On the other hand, the government might want to protect the interest of the producers in the beef market. They can impose a price floor to prevent excessive decrease of the price of beef. A price floor refers to the lowest permissible price that the producer can legally charge. With reference to Figure 6, when a price floor is set, the price of beef will increase from Pe to Pmin. This will encourage producers to produce a higher quantity, Qs, while consumers will only be able to willing to consume at Qd, leading to a surplus due to excess supply. Likewise to a price ceiling, this will only benefit producers who are able to sell at the higher price and reap higher revenues. In order to benefit all producers, the government must have appropriate responses. In the short run, the government can buy the surplus at the promised price. Due to the opportunity cost of available government funds, this may limit government spending in other more pressing sectors of the economy. As such, the government must also seek to increase the demand such that the equilibrium quantity will be achieved at Qs. In the short run, this can be achieved by the reduction in personal income tax or indirect tax on beef. This will increase the demand for beef due to increased affordability.

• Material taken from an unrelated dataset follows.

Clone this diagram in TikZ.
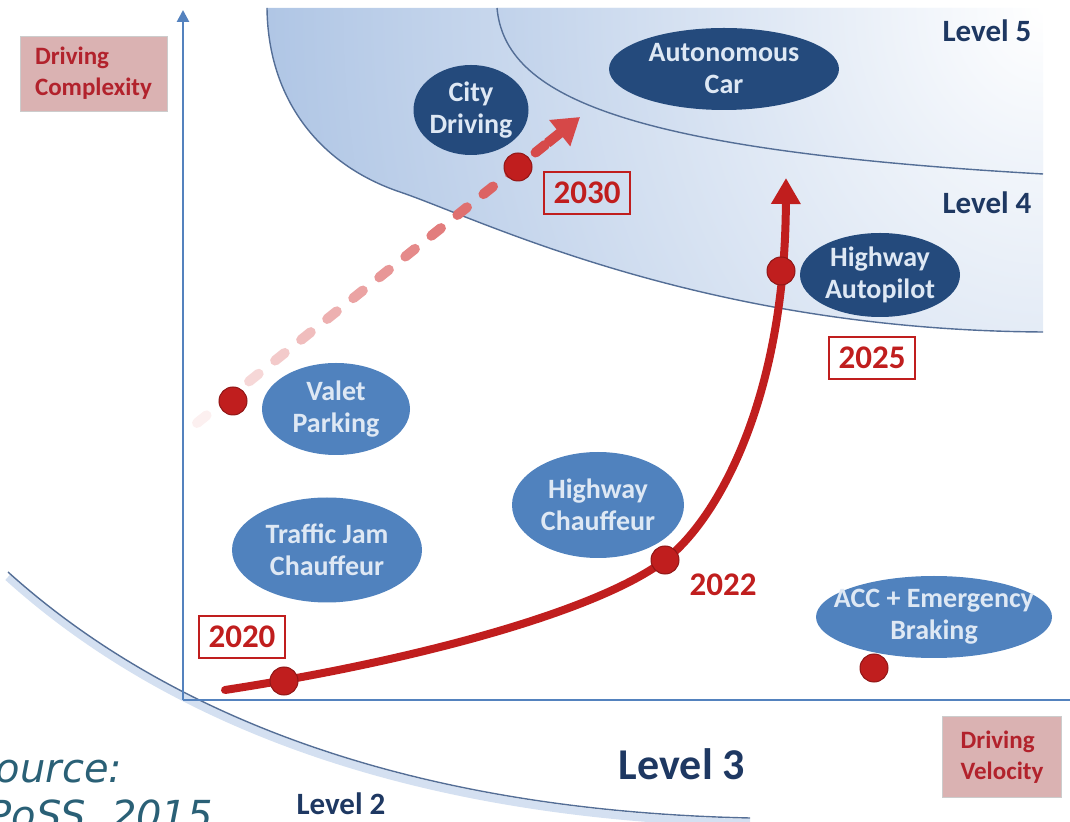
\documentclass[tikz,border=0pt]{standalone}
\usepackage{fontspec}
\setmainfont{Carlito}
\newfontfamily\srcfont{DejaVu Sans}
\usetikzlibrary{shapes.geometric,arrows.meta,calc}
\definecolor{lvlblue}{RGB}{112,152,208}
\definecolor{lvlline}{RGB}{84,110,150}
\definecolor{axisblue}{RGB}{84,130,190}
\definecolor{darkell}{RGB}{36,74,124}
\definecolor{lightell}{RGB}{80,130,190}
\definecolor{elltext}{RGB}{222,232,244}
\definecolor{roadred}{RGB}{192,30,30}
\definecolor{dashred}{RGB}{214,72,72}
\definecolor{labpink}{RGB}{218,178,178}
\definecolor{labred}{RGB}{178,34,44}
\definecolor{lvltext}{RGB}{30,56,98}
\definecolor{srcteal}{RGB}{42,96,118}

\begin{document}
\begin{tikzpicture}[x=0.5pt,y=-0.5pt,font=\bfseries,
    task/.style={ellipse,inner xsep=-10pt,inner ysep=-8pt,align=center,text=elltext,
      font=\bfseries\fontsize{14}{16}\selectfont},
    darktask/.style={task,fill=darkell},
    lighttask/.style={task,fill=lightell},
    yearbox/.style={draw=roadred,line width=1.4pt,text=roadred,inner sep=0pt,
      minimum width=43pt,minimum height=21pt,font=\bfseries\fontsize{16.5}{18}\selectfont},
    milestone/.style={circle,fill=roadred,draw=roadred!75!black,line width=0.5pt,
      inner sep=0pt,minimum size=14pt},
    axislab/.style={fill=labpink,draw=gray!40,text=labred,align=left,inner sep=0pt,
      font=\bfseries\fontsize{12.5}{15.5}\selectfont},
    level/.style={text=lvltext,inner sep=0pt,font=\bfseries\fontsize{15.5}{18}\selectfont},
    bound/.style={draw=lvlline,line width=0.7pt},
    asse/.style={draw=axisblue,line width=1.3pt},
    dashbit/.style={line width=5pt,line cap=round}]
  \useasboundingbox (0,0) rectangle (1070,822);

  % fasce dei livelli 4 e 5
  \path[path picture={\shade[inner color=white,outer color=lvlblue] (1043,8) ellipse [x radius=1400,y radius=1700];}]
    (267,8) .. controls (268,100) and (320,165) .. (400,192)
    .. controls (480,219) and (700,330) .. (1043,332) -- (1043,8) -- cycle;
  \path[path picture={\shade[inner color=white,outer color=lvlblue] (1043,8) ellipse [x radius=1250,y radius=1400];}]
    (497,8) .. controls (505,95) and (620,150) .. (1043,174) -- (1043,8) -- cycle;
  \draw[bound] (267,8) .. controls (268,100) and (320,165) .. (400,192)
    .. controls (480,219) and (700,330) .. (1043,332); %bordo livello 4
  \draw[bound] (497,8) .. controls (505,95) and (620,150) .. (1043,174); %bordo livello 5
  \draw[lvlblue!60,line width=4pt,opacity=0.5,shift={(0,5)}] (8,572) .. controls (150,700) and (380,810) .. (750,818); %ombra
  \draw[bound] (8,572) .. controls (150,700) and (380,810) .. (750,818); %bordo livello 3

  % assi
  \coordinate (orig) at (183,700);
  \coordinate (ytop) at (183,10);
  \coordinate (xend) at (1070,700);
  \draw[asse,-{Triangle[width=6pt,length=6pt]}] (orig) -- (ytop); %asse y
  \draw[asse] (orig) -- (xend); %asse x
  \node[axislab,minimum width=73.5pt,minimum height=37.5pt] (cplx) at (93.5,73.5) {Driving\\Complexity};
  \node[axislab,minimum width=59.5pt,minimum height=40.5pt] (velo) at (1002,757) {Driving\\Velocity};

  % livelli
  \node[level] (lv5) at (987,31) {Level 5};
  \node[level] (lv4) at (987,203) {Level 4};
  \node[level,font=\bfseries\fontsize{22}{24}\selectfont] (lv3) at (682,764) {Level 3};
  \node[level] (lv2) at (341,804) {Level 2};

  % funzioni
  \node[darktask,minimum width=57.5pt,minimum height=45pt] (city) at (471,110) {City\\Driving};
  \node[darktask,minimum width=115pt,minimum height=41pt] (autocar) at (724,69) {Autonomous\\Car};
  \node[darktask,minimum width=80pt,minimum height=42pt] (hwyauto) at (880,275) {Highway\\Autopilot};
  \node[lighttask,minimum width=74pt,minimum height=46pt] (valet) at (336,409) {Valet\\Parking};
  \node[lighttask,minimum width=95pt,minimum height=52.5pt] (tjam) at (327,550) {Traffic Jam\\Chauffeur};
  \node[lighttask,minimum width=86pt,minimum height=53pt] (hwych) at (598,505) {Highway\\Chauffeur};
  \node[lighttask,minimum width=118pt,minimum height=41pt] (acc) at (934,617) {ACC + Emergency\\Braking};

  % percorso tratteggiato
  \coordinate (dashA) at (197,423);
  \coordinate (dashB) at (580,117);
  \foreach \k in {0,...,13}{
    \pgfmathtruncatemacro{\p}{8+7*\k}
    \pgfmathsetmacro{\s}{\k*0.068}
    \pgfmathsetmacro{\e}{\k*0.068+0.025}
    \draw[dashbit,dashred!\p!white] ($(dashA)!\s!(dashB)$) -- ($(dashA)!\e!(dashB)$);
  }
  \draw[dashred,line width=5pt,-{Triangle[width=16pt,length=13pt]}] ($(dashA)!0.915!(dashB)$) -- (dashB);

  % percorso principale
  \coordinate (rstart) at (225,690);
  \coordinate (p2022) at (665,560);
  \coordinate (rtip) at (786,178);
  \draw[roadred,line width=4pt,line cap=round,-{Triangle[width=14pt,length=13pt]}]
    (rstart) .. controls (420,660) and (600,610) .. (p2022)
    .. controls (717,520) and (785,400) .. (rtip);

  \node[milestone] (dot2020) at (284,681) {};
  \node[milestone] (dot2022) at (p2022) {};
  \node[milestone] (dot2025) at (781,271) {};
  \node[milestone] (dot2030) at (518,167) {};
  \node[milestone] (dotvalet) at (233,401) {};
  \node[milestone] (dotacc) at (874,668) {};

  \node[yearbox] (y2020) at (242,637) {2020};
  \node[yearbox] (y2030) at (587,193) {2030};
  \node[yearbox] (y2025) at (872,358) {2025};
  \node[text=roadred,inner sep=0pt,font=\bfseries\fontsize{16.5}{18}\selectfont] (y2022) at (723,585) {2022};

  % fonte
  \node[anchor=base west,inner sep=0pt,text=srcteal,font=\srcfont\itshape\fontsize{20}{24}\selectfont] (src1) at (-30,782) {Source:};
  \node[anchor=base west,inner sep=0pt,text=srcteal,font=\srcfont\itshape\fontsize{20}{24}\selectfont] (src2) at (-38,829) {EPoSS, 2015};
\end{tikzpicture}
\end{document}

In the long run, the government can attempt to increase demand through an increase in economic growth, leading to increased disposable income and purchasing power without sacrificing on tax revenue. In conclusion, the very poor harvests for grain and potatoes will lead to an increase in consumers’ expenditure and producers’ revenue on the market of grain and potatoes and a decrease in expenditure and revenue on the market of beef. This will negatively impact consumers and producers respectively. The extent of impact is dependent on the appropriate government actions taken to tackle the situation. However, it is unlikely that the situation can see vast improvements in the short run due to inherent difficulties in changing the demand and supply of both products.